Can we Separate Science from Ideology – No

We tend to assume that science is different to ideology, that it is more real or valid, because it deals in physical evidence. However, when we look at the history of philosophy we soon see that science is itself an ideology, albeit a particularly fruitful one. At the very least, science is informed and contained within ideologies and therefore inseparable from them. It is important to understand this, not in order to cast doubt on science as such, but in order to acknowledge that it might not be able to teach us everything.

Ideologies are explanations of, or ways of understanding the world. They are self-contained systems of belief which stand alone from each other. Adherents of an ideology believe that they know the truth, the whole truth, the only possible truth. Religions are ideologies and so are many political and philosophical standpoints. Science is an ideology based on a rationalist, mechanistic wordview, characterised by empiricism, the belief that we can learn everything there is to learn by physical means. Galileo, in the 17th century, was amongst the earliest and most notable adherents to this philosophical standpoint. ‘Measure what can be measured and make measurable what cannot be measured’ he said. Other ideologies rely on less concrete justifications like faith and spirituality.

There was a time before science. In Aristotle’s time, philosophers were still arguing about whether human reason was a reliable basis for knowledge. He and Plato were also discussing what came first, the idea of an object or the object itself. Plato thought that there was an objective world of ideas, where the ideal forms came from. There was some kind of mind of God that we had access to and from which came all of our ideas. Aristotle believed the opposite, that we do not form ideas, notions of things, until we have taken them in through our senses. ‘Nothing exists in consciousness that has not been first experienced by the senses.’ This is a forerunner of our rational, empirical science, and it clearly had an philosophical/ideological basis. Aristotle also believed that there was causality in everything, that animals lived so that humans could eat them, or that it rained because the plants need water.
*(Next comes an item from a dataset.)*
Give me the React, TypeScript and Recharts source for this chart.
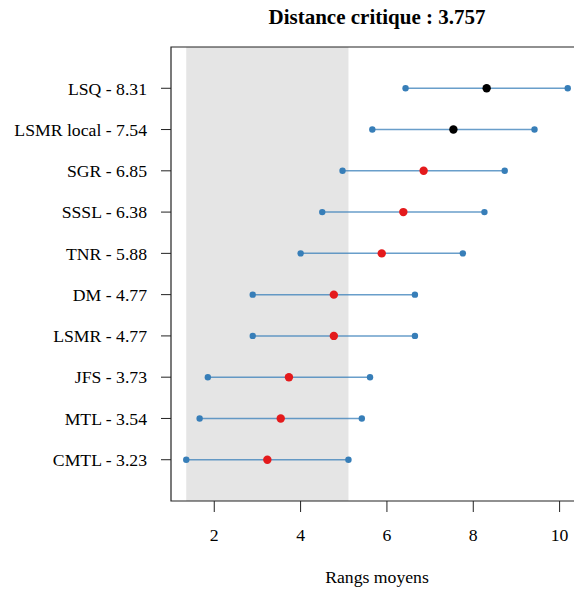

Galloping forward through history to the Middle Ages, a completely different ideology held sway. During this period science, or even the aspiration to learn about nature, was blasphemy. It was not for mere humans to look into the intricate workings of God. It took someone of the intellectual calibre of Thomas Aquinas to come up with a synthesis between rational enquiry and the received religion. He came up with formal arguments that supported the religious viewpoint. He declared that not only faith, but also rational thought and observation of ‘natural laws’ can bring us to a closer understanding of God. He began to use techniques of observation and record keeping in order to prove that the Bible was right. He also accepted that some aspects of the Bible could not be explained empirically, that there was room for experiencing God’s mysteries. Aquinas’s science was rooted in, and inseperable from, his ideology.

Scientific method was born out of the Renaissance which itself was a reaction against the heavy loads that religion had placed upon people over the previous few hundred years. There was an upsurge in individualism, humanism and the powers of the human intellect. While it cannot be denied that scientific method has been, and continues to be, very useful to us, it is clear that it had an ideological, rather than objective, basis.

Scepticism is as old as Aristotle, older even. The original sceptic believed that we couldn’t actually know anything for sure, that we can’t even trust our own physical senses. Nowadays a sceptic believes that we can only know what can be weighed, measured, tested with our physical senses.

These are both philosophical standpoints. Neither constitutes objective reality.

History aside, we are living in a world awash with differing ideologies about the nature of existence and our place in the cosmos. When we understand that science is itself an ideology, it opens up other avenues of exploration which cannot be examined by empirical methods.